本研究對臺北機器局遺址出土之古瓷器，採用非侵入性分析方法，使用顯微拉曼光譜儀、微區X光射線螢光光譜儀 (μ-XRF) 對源自中國與日本兩種不同起源的24件瓷器進行坯體、釉料和顏料的分析，試圖比較兩種不同起源的古瓷器在礦物和化學組成上的異同情形。顯微拉曼分析結果顯示臺北機器局遺址挖掘出土源自中國瓷器坯體的礦物以石英、莫來石為主，日本瓷器則以石英為主，莫來石的存在與否顯示中國與日本來源的瓷器存在著差異。此外由釉料拉曼圖譜分析計算所得到的拉曼聚合指數 (Ip, the Raman Index of Polymerization) ，顯示其燒製溫度大約在1000～1400℃左右，若與顯微拉曼光譜分析礦物種類的結果結合，可進一步推測燒製溫度介於1200℃~1400℃。源自中國瓷器與日本瓷器可能皆含鈣基釉及鉀基釉，此結果與μ-XRF對釉料助溶劑的成分分析結果一致。顏料 (藍色、綠色、紫色及黑色) 的礦物成分拉曼分析結果，大部分僅識別出典型的玻璃結構的 Si-O 拉伸和彎曲包絡圖譜。利用拉曼聚合作用指數 (Ip) 、最大伸長振動峰值波數 (νmax Si-O Stretching) 與前人研究中拉曼圖譜資料比對，本研究的標本點皆落在瓷器區域，與前人研究結果類似。

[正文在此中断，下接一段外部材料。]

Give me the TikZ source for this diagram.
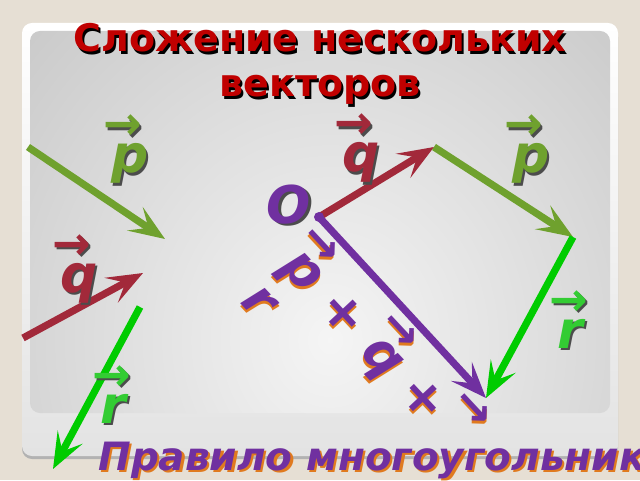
\documentclass[tikz,border=0pt]{standalone}
\usepackage{fontspec}
\setmainfont{DejaVu Sans}
\usetikzlibrary{arrows.meta,positioning}
\definecolor{beige}{HTML}{E6DFD4}
\definecolor{titlered}{HTML}{C00000}
\definecolor{pgreen}{HTML}{6FA12E}
\definecolor{qred}{HTML}{A2293A}
\definecolor{rgreen}{HTML}{00CC00}
\definecolor{rlabel}{HTML}{33CC33}
\definecolor{sumviolet}{HTML}{7030A0}
\definecolor{shadeorange}{HTML}{E07A1F}
% text with a shifted copy behind it
\newcommand\shad[2]{\leavevmode\rlap{\kern1.1pt\raisebox{-1.1pt}{\color{#1}#2}}#2}
% arrow over a letter
\newcommand\vekmark{\smash{\raisebox{16.5pt}{\fontsize{23}{23}\selectfont\bfseries →}}}
\newcommand\vek[1]{\rlap{\kern-0.15em\vekmark}#1}
\tikzset{
  vec/.style={line width=3.6pt, -{Stealth[length=18pt,width=14pt,inset=8pt]}},
  lbl/.style={font=\fontsize{26}{30}\selectfont\bfseries\itshape, inner sep=0pt, anchor=base},
}

\begin{document}
\begin{tikzpicture}[x=0.5pt,y=-0.5pt]
    % Fundo
    \useasboundingbox (0,0) rectangle (640,480);
    \fill[beige] (0,0) rectangle (640,480);
    \fill[rounded corners=5pt, gray!60] (22,27) rectangle (618,459);
    \shade[rounded corners=5pt, top color=white, bottom color=gray!22] (22,23) rectangle (618,456);
    \begin{scope}
        \clip[rounded corners=5pt] (30,31) rectangle (610,413);
        \shade[inner color=gray!8, outer color=gray!58] (330,340) ellipse (620 and 680);
    \end{scope}

    % Titulo
    \node[font=\fontsize{19}{22.5}\selectfont\bfseries, text=titlered, align=center,
          inner sep=0pt, anchor=base] (title) at (320,97)
          {\shad{black}{Сложение нескольких}\\\shad{black}{векторов}};

    % Vetores soltos
    \coordinate (p1) at (28,147);
    \coordinate (p2) at (165,239);
    \coordinate (q1) at (23,338);
    \coordinate (q2) at (143,273);
    \coordinate (r1) at (140,307);
    \coordinate (r2) at (53,469);
    \draw[vec, pgreen] (p1) -- (p2);
    \draw[vec, qred] (q1) -- (q2);
    \draw[vec, rgreen] (r1) -- (r2);
    \node[lbl, text=pgreen] (lp) at (130,173) {\shad{black!70}{\vek{p}}};
    \node[lbl, text=qred] (lq) at (79,292) {\shad{black!70}{\vek{q}}};
    \node[lbl, text=rlabel] (lr) at (113,423) {\shad{black!70}{\vek{r}}};

    % Poligono
    \coordinate (O) at (319,217);
    \coordinate (Q) at (434,147);
    \coordinate (P) at (573,237);
    \coordinate (R) at (486,398);
    \draw[vec, qred] (O) -- (Q);
    \draw[vec, pgreen] (Q) -- (P);
    \draw[vec, rgreen] (P) -- (R);
    \draw[vec, sumviolet] (O) -- (R);
    \fill[sumviolet] (O) circle (5);
    \node[lbl, text=sumviolet] (oname) at (289,223) {\shad{black!70}{O}};
    \node[lbl, text=qred] (pq) at (361,172) {\shad{black!70}{\vek{q}}};
    \node[lbl, text=pgreen] (pp) at (531,173) {\shad{black!70}{\vek{p}}};
    \node[lbl, text=rlabel] (pr) at (570,348) {\shad{black!70}{\vek{r}}};

    % Soma
    \node[lbl, anchor=center, rotate=-47, text=sumviolet] (sum1) at (360,340)
         {\shad{shadeorange}{\vek{p} + \vek{q} +\rlap{\vekmark}}};
    \node[lbl, anchor=center, rotate=-47, text=sumviolet] (sum2) at (258,303)
         {\shad{shadeorange}{r}};

    % Regra
    \node[font=\fontsize{19.5}{22}\selectfont\bfseries\itshape, text=sumviolet,
          inner sep=0pt, anchor=base west] (rule) at (98,470)
          {\shad{shadeorange}{Правило многоугольника}};
\end{tikzpicture}
\end{document}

對古瓷器坯體進行化學成分分析，以坯體中主要氧化物Al2O3與SiO2散點圖顯示，源自日本瓷器除了標本POR24、POR25、POR35及POR38落入中國瓷器的範圍外，其餘標本坯體具有低鋁低矽的特性，原因可能是考古學家錯誤分類的來源或者是仿中國瓷器風格的產品，而源自中國瓷器坯體具有高鋁高矽的特性。顏料分析結果顯示，源自中國瓷器藍色顏料可能以亞鐵離子 (Fe2+) 作為著色劑，而源自日本瓷器藍色顏料可能以氧化鈷作為著色劑且以低量鈷離子 (Co2+) 完全熔融在玻璃網絡中，鐵元素可能是有意添加的，使藍色裝飾呈深藍色。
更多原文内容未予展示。